The Nigerian government has refused the bargain Boko Haram leader Abubakar Shekau offered in a video Monday that would exchange more than 200 kidnapped girls for a number of his imprisoned followers.
Wednesday will mark a full month since the schoolgirls were kidnapped from their school in rural northeast Nigeria. Shekau said in the 27-minute video, “We will never release them until after you release our brethren."
While one official from the Nigerian Information Ministry said “all options” were on the table, other officials have rejected the swap. Interior Minister Abba Moro said it isn’t happening.
“As far as this government is concerned, the option of [the] swap of innocent citizens with people who have taken arms against the country … is not on the table,” Moro said. He went on to say it was “absurd” that a terrorist group be making demands.
A father of one of the girls came out in opposition to a deal as well, saying it would free killers and encourage more kidnappings.
"Let the government try to rescue them,” he said. “If they have a prisoner exchange, that will look like the government is giving into Boko Haram, and it will just encourage them to take more hostages. They will never stop."
"I have not yet seen the video, but I am not really interested in what Boko Haram's demands are. My daughter is a Christian; she will never change. I would rather she died as a princess than convert to Islam."
The Nigerian government appears to be preparing for a military action to free the girls. American, British and Israeli counterterrorism teams have flown into the country and are training and advising the Nigerian military.
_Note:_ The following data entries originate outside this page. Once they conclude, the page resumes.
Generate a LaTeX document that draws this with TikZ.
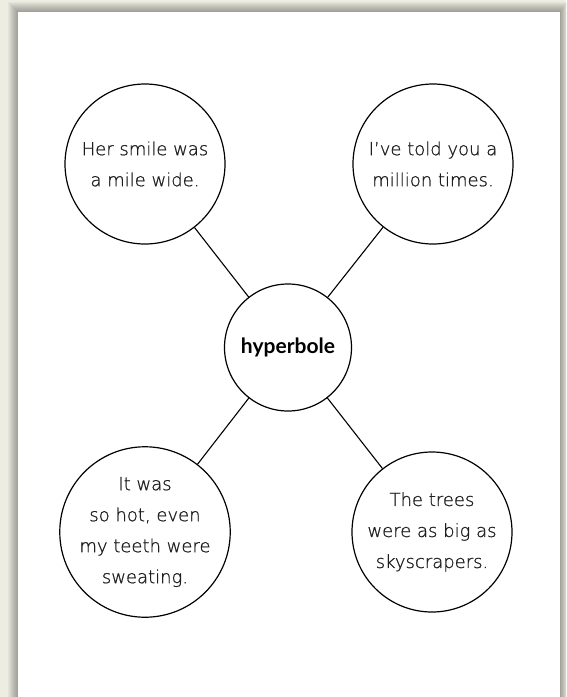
\documentclass[tikz,border=0pt]{standalone}
\usepackage{fontspec}
\IfFontExistsTF{DejaVu Sans ExtraLight}
  {\newfontfamily\handfont{DejaVu Sans ExtraLight}[FakeBold=0.9]}
  {\newfontfamily\handfont{DejaVu Sans}}
\newfontfamily\titlefont{Lato}
\definecolor{deskbg}{HTML}{EEEDE2}
\definecolor{inkgray}{HTML}{1E1E1E}
\tikzset{
  idea/.style={circle, draw=black, line width=1.2pt, fill=white,
    minimum size=160pt, inner sep=0pt, align=center, text=inkgray,
    font=\handfont\fontsize{18}{31}\selectfont},
  hub/.style={circle, draw=black, line width=1.2pt, fill=white,
    minimum size=127pt, inner sep=0pt, text=black,
    font=\titlefont\bfseries\fontsize{21}{24}\selectfont},
  spoke/.style={draw=black, line width=1.1pt}
}
\begin{document}
\begin{tikzpicture}[x=1pt,y=-1pt]
  % desk and page with a soft drop shadow
  \fill[deskbg] (0,0) rectangle (566,697);
  \useasboundingbox (0,0) rectangle (566,697);
  \foreach \d in {1,...,10}{
    \fill[black,opacity=0.035] (18-\d,12-\d) rectangle (560+0.7*\d,700);
  }
  \fill[white] (18,12) rectangle (560,700);

  % web of ideas
  \node[hub]  (hub) at (288,347.5) {hyperbole};
  \node[idea] (tl)  at (145,164) {Her smile was\\a mile wide.};
  \node[idea] (tr)  at (433,164) {I’ve told you a\\million times.};
  \node[idea] (bl)  at (145,532) {It was\\so hot, even\\my teeth were\\sweating.};
  \node[idea] (br)  at (432,532) {The trees\\were as big as\\skyscrapers.};

  \draw[spoke] (hub) -- (tl);
  \draw[spoke] (hub) -- (tr);
  \draw[spoke] (hub) -- (bl);
  \draw[spoke] (hub) -- (br);
\end{tikzpicture}
\end{document}
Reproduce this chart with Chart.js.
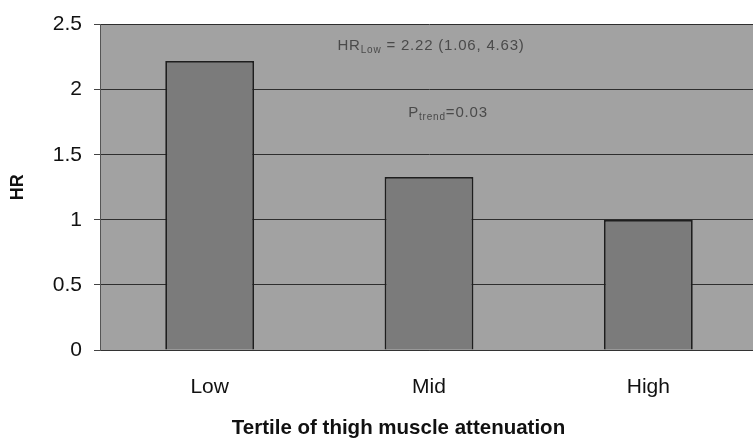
<!DOCTYPE html>
<html>
<head>
<meta charset="utf-8">
<script src="https://cdn.jsdelivr.net/npm/chart.js@4/dist/chart.umd.min.js"></script>
<style>
html,body{margin:0;padding:0;background:#fff;overflow:hidden;}
#wrap{width:753px;height:442px;position:relative;overflow:hidden;}
</style>
</head>
<body>
<div id="wrap"><canvas id="c" width="758" height="442"></canvas></div>
<script>
const categories = ['Low', 'Mid', 'High'];
const hrValues = [2.22, 1.33, 1.0];
const yTickValues = [0, 0.5, 1, 1.5, 2, 2.5];
const annotHR = {main: 'HR', sub: 'Low', rest: ' = 2.22 (1.06, 4.63)'};
const annotP = {main: 'P', sub: 'trend', rest: '=0.03'};
const xTitle = 'Tertile of thigh muscle attenuation';

const FONT = "'Liberation Sans', Arial, Helvetica, sans-serif";

const bgPlugin = {
  id: 'plotBg',
  beforeDraw(chart) {
    const {ctx, chartArea: a} = chart;
    ctx.save();
    ctx.fillStyle = '#a2a2a2';
    ctx.fillRect(a.left, a.top, a.right - a.left, a.bottom - a.top);
    ctx.restore();
  }
};

function drawSubText(ctx, cx, cy, t, size, subSize) {
  ctx.letterSpacing = '0.8px';
  ctx.font = size + 'px ' + FONT;
  const w1 = ctx.measureText(t.main).width;
  const w3 = ctx.measureText(t.rest).width;
  ctx.font = subSize + 'px ' + FONT;
  const w2 = ctx.measureText(t.sub).width;
  let x = cx - (w1 + w2 + w3) / 2;
  ctx.textBaseline = 'alphabetic';
  ctx.textAlign = 'left';
  ctx.font = size + 'px ' + FONT;
  ctx.fillText(t.main, x, cy);
  x += w1;
  ctx.font = subSize + 'px ' + FONT;
  ctx.fillText(t.sub, x, cy + 3);
  x += w2;
  ctx.font = size + 'px ' + FONT;
  ctx.fillText(t.rest, x, cy);
}

const annotPlugin = {
  id: 'annot',
  afterDraw(chart) {
    const {ctx} = chart;
    ctx.save();
    ctx.fillStyle = '#4a4a4a';
    drawSubText(ctx, 431, 50, annotHR, 15, 10);
    drawSubText(ctx, 448, 117, annotP, 15, 10);
    ctx.restore();
    ctx.save();
    ctx.fillStyle = '#111';
    ctx.font = 'bold 20.5px ' + FONT;
    ctx.textAlign = 'center';
    ctx.textBaseline = 'middle';
    ctx.fillText(xTitle, 398.5, 428);
    ctx.restore();
  }
};

new Chart(document.getElementById('c'), {
  type: 'bar',
  data: {
    labels: categories,
    datasets: [{
      data: hrValues,
      backgroundColor: '#7b7b7b',
      borderColor: '#1e1e1e',
      borderWidth: 1.8,
      categoryPercentage: 1.0,
      barPercentage: 0.405
    }]
  },
  options: {
    responsive: false,
    animation: false,
    devicePixelRatio: 1,
    layout: {padding: {top: 23, right: 0, bottom: 0, left: 0}},
    plugins: {legend: {display: false}, tooltip: {enabled: false}},
    scales: {
      x: {
        grid: {display: false},
        border: {display: true, color: '#333', width: 1},
        ticks: {
          color: '#111',
          font: {family: FONT, size: 21},
          padding: 17
        },
        title: {display: false},
        afterFit(s) { s.height = 92; }
      },
      y: {
        min: 0,
        max: 2.5,
        afterBuildTicks(s) { s.ticks = yTickValues.map(v => ({value: v})); },
        grid: {
          color: '#2e2e2e',
          lineWidth: 1,
          drawTicks: true,
          tickLength: 6,
          tickColor: '#444'
        },
        border: {display: true, color: '#555', width: 1},
        ticks: {
          color: '#111',
          font: {family: FONT, size: 21},
          padding: 12,
          callback: v => String(v)
        },
        title: {
          display: true,
          text: 'HR',
          color: '#111',
          font: {family: FONT, size: 18, weight: 'bold'},
          padding: {top: 7, bottom: 0}
        },
        afterFit(s) { s.width = 100; }
      }
    }
  },
  plugins: [bgPlugin, annotPlugin]
});
</script>
</body>
</html>
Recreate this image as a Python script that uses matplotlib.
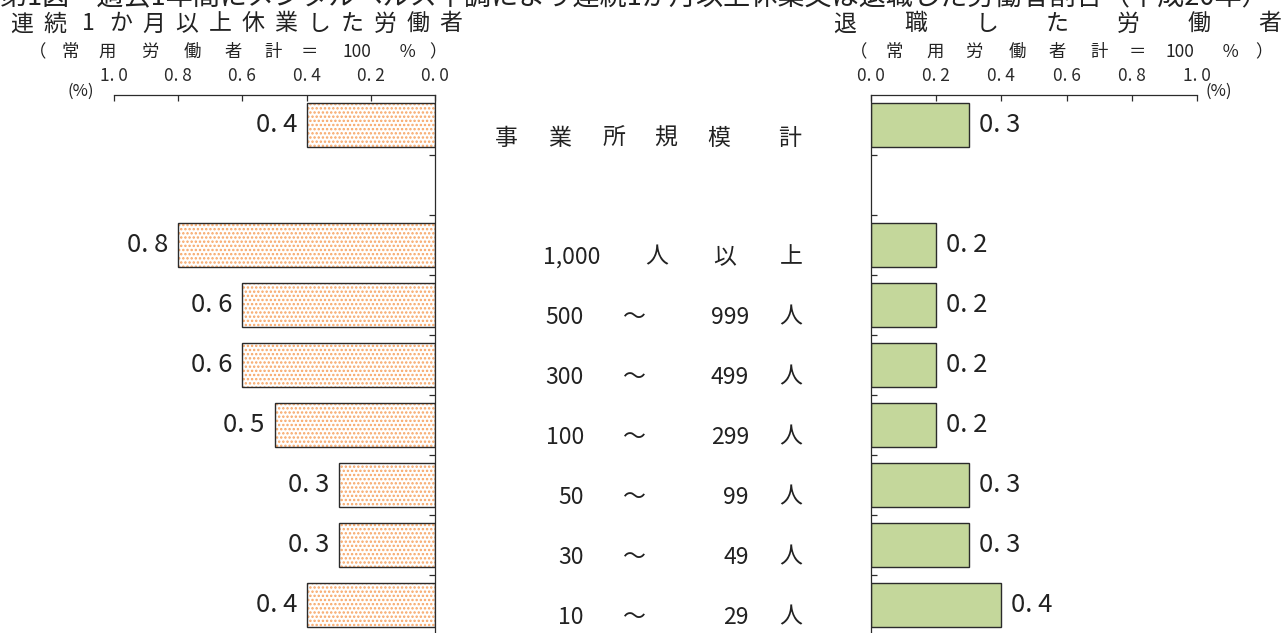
import matplotlib
matplotlib.use('Agg')
import matplotlib.pyplot as plt
from matplotlib.transforms import blended_transform_factory

plt.rcParams['font.family'] = ['Noto Sans CJK JP', 'DejaVu Sans']
plt.rcParams['hatch.linewidth'] = 1.15

W, H = 1287, 633

title = '第1図　過去1年間にメンタルヘルス不調により連続1か月以上休業又は退職した労働者割合（平成20年）'
left_head = '連続1か月以上休業した労働者'
right_head = '退職した労働者'
base_note = ['（', '常', '用', '労', '働', '者', '計', '＝', '100', '％', '）']

total_label = '事業所規模計'
size_classes = ['1,000人以上', '500～999人', '300～499人', '100～299人',
                '50～99人', '30～49人', '10～29人']

# % of regular workers
leave_total = 0.4
leave = [0.8, 0.6, 0.6, 0.5, 0.3, 0.3, 0.4]
quit_total = 0.3
quit_ = [0.2, 0.2, 0.2, 0.2, 0.3, 0.3, 0.4]

ticks = [0.0, 0.2, 0.4, 0.6, 0.8, 1.0]

ORANGE = '#F7A565'
GREEN = '#C4D79B'
EDGE = '#2b2b2b'


def px(x):
    return x / W


def py(y):
    return 1 - y / H


def fmt(v):
    return f'{v:.1f}'.replace('.', '. ')


# total on slot 0, one blank slot, then the size classes
slots = [0] + [2 + i for i in range(len(size_classes))]
left_vals = [leave_total] + leave
right_vals = [quit_total] + quit_
nslots = len(size_classes) + 2

fig = plt.figure(figsize=(W / 100, H / 100), dpi=100)

ax_top, ax_bot = 95, 95 + 60 * nslots
axL = fig.add_axes([px(114), py(ax_bot), px(435 - 114), (ax_bot - ax_top) / H])
axR = fig.add_axes([px(871), py(ax_bot), px(1197 - 871), (ax_bot - ax_top) / H])

for ax in (axL, axR):
    ax.set_ylim(nslots - 0.5, -0.5)
    ax.set_xticks(ticks)
    ax.set_xticklabels([fmt(t) for t in ticks], fontsize=12.5, color='#222')
    ax.xaxis.tick_top()
    ax.tick_params(axis='x', direction='in', length=4, width=0.9, pad=7, colors=EDGE)
    ax.set_yticks([s + 0.5 for s in range(nslots - 1)])
    ax.set_yticklabels([])
    ax.tick_params(axis='y', direction='in', length=4, width=0.9, colors=EDGE)
    ax.spines['bottom'].set_visible(False)
    for sp in ax.spines.values():
        sp.set_linewidth(0.9)
        sp.set_color(EDGE)
    ax.set_facecolor('none')

axL.set_xlim(1.0, 0.0)
axL.spines['left'].set_visible(False)
axL.yaxis.tick_right()
axR.set_xlim(0.0, 1.0)
axR.spines['right'].set_visible(False)

# left: dotted orange bars
axL.barh(slots, left_vals, height=0.72, color='white', edgecolor=ORANGE,
         hatch='....', linewidth=0)
axL.barh(slots, left_vals, height=0.72, fill=False, edgecolor=EDGE, linewidth=1.0)
for s, v in zip(slots, left_vals):
    axL.annotate(fmt(v), (v, s), xytext=(-7, 0), textcoords='offset points',
                 ha='right', va='center', fontsize=18.5, color='#222')

# right: green bars
axR.barh(slots, right_vals, height=0.72, color=GREEN, edgecolor=EDGE, linewidth=1.0)
for s, v in zip(slots, right_vals):
    axR.annotate(fmt(v), (v, s), xytext=(7, 0), textcoords='offset points',
                 ha='left', va='center', fontsize=18.5, color='#222')

# headings (the chart title is cut off at the top edge, as in the source)
fig.text(0, py(4), title, ha='left', va='baseline', fontsize=19.5, color='#222')

n = len(left_head)
for i, ch in enumerate(left_head):
    fig.text(px(22 + i * (451 - 22) / (n - 1)), py(24), ch, ha='center', va='center',
             fontsize=16.5, color='#222')
n = len(right_head)
for i, ch in enumerate(right_head):
    fig.text(px(845 + i * (1270 - 845) / (n - 1)), py(24), ch, ha='center', va='center',
             fontsize=16.5, color='#222')

note_l = [38, 70, 107, 150, 192, 233, 273, 309, 357, 407, 438]
note_r = [859, 894, 935, 974, 1017, 1057, 1099, 1137, 1180, 1230, 1264]
for xs in (note_l, note_r):
    for x, tok in zip(xs, base_note):
        fig.text(px(x), py(52), tok, ha='center', va='center', fontsize=12.5, color='#222')

fig.text(px(81), py(91), '(%)', ha='center', va='center', fontsize=12, color='#222')
fig.text(px(1219), py(91), '(%)', ha='center', va='center', fontsize=12, color='#222')

# middle category labels
tr = blended_transform_factory(fig.transFigure, axL.transData)
mid_kw = dict(transform=tr, va='center', fontsize=16.5, color='#222')
for x, ch in zip([506, 560, 614, 666, 719, 790], total_label):
    fig.text(px(x), slots[0] + 0.22, ch, ha='center', **mid_kw)

for s, lab in zip(slots[1:], size_classes):
    y = s + 0.2
    if '～' in lab:
        lo, hi = lab.rstrip('人').split('～')
        fig.text(px(584), y, lo, ha='right', **mid_kw)
        fig.text(px(633), y, '～', ha='center', **mid_kw)
        fig.text(px(749), y, hi, ha='right', **mid_kw)
        fig.text(px(791), y, '人', ha='center', **mid_kw)
    else:
        num = lab.split('人')[0]
        fig.text(px(572), y, num, ha='center', **mid_kw)
        for x, ch in zip([657, 725, 791], lab[len(num):]):
            fig.text(px(x), y, ch, ha='center', **mid_kw)

fig.savefig('out.png', dpi=100)
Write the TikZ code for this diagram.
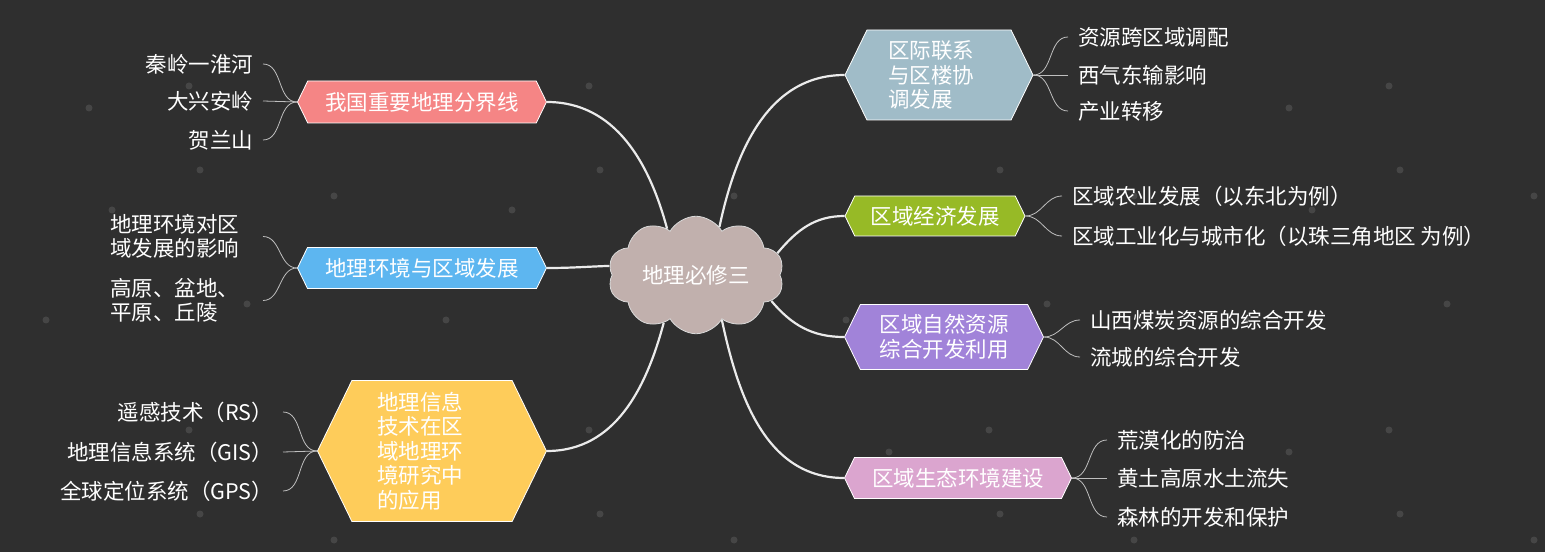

Along with 30 advisers from the FBI, military and civilian security firms, the U.S. is flying “manned surveillance missions” over northeast Nigeria in hopes of locating the group of girls and their captors.
The U.S. is also sharing commercial satellite images with Nigeria, but Defense Secretary Chuck Hagel confirmed the U.S. doesn’t plan on “putting any American boots on the ground.”
The terrain in the video released Monday suggests the girls are likely being held in the dry savannahs of the northeast, where they were abducted. President Goodluck Jonathan says the girls are still being held in Nigeria. But some reports say Boko Haram has already moved some girls into neighboring countries -- Chad, Cameroon or Niger -- to be sold as bride slaves.
Borno’s state governor also believes the girls are still in Nigeria. He told BBC that he received reports of Boko Haram sightings and passed them along to “the relevant military authorities for them to crosscheck, verify and get additional information on the actual location of our abducted daughters.”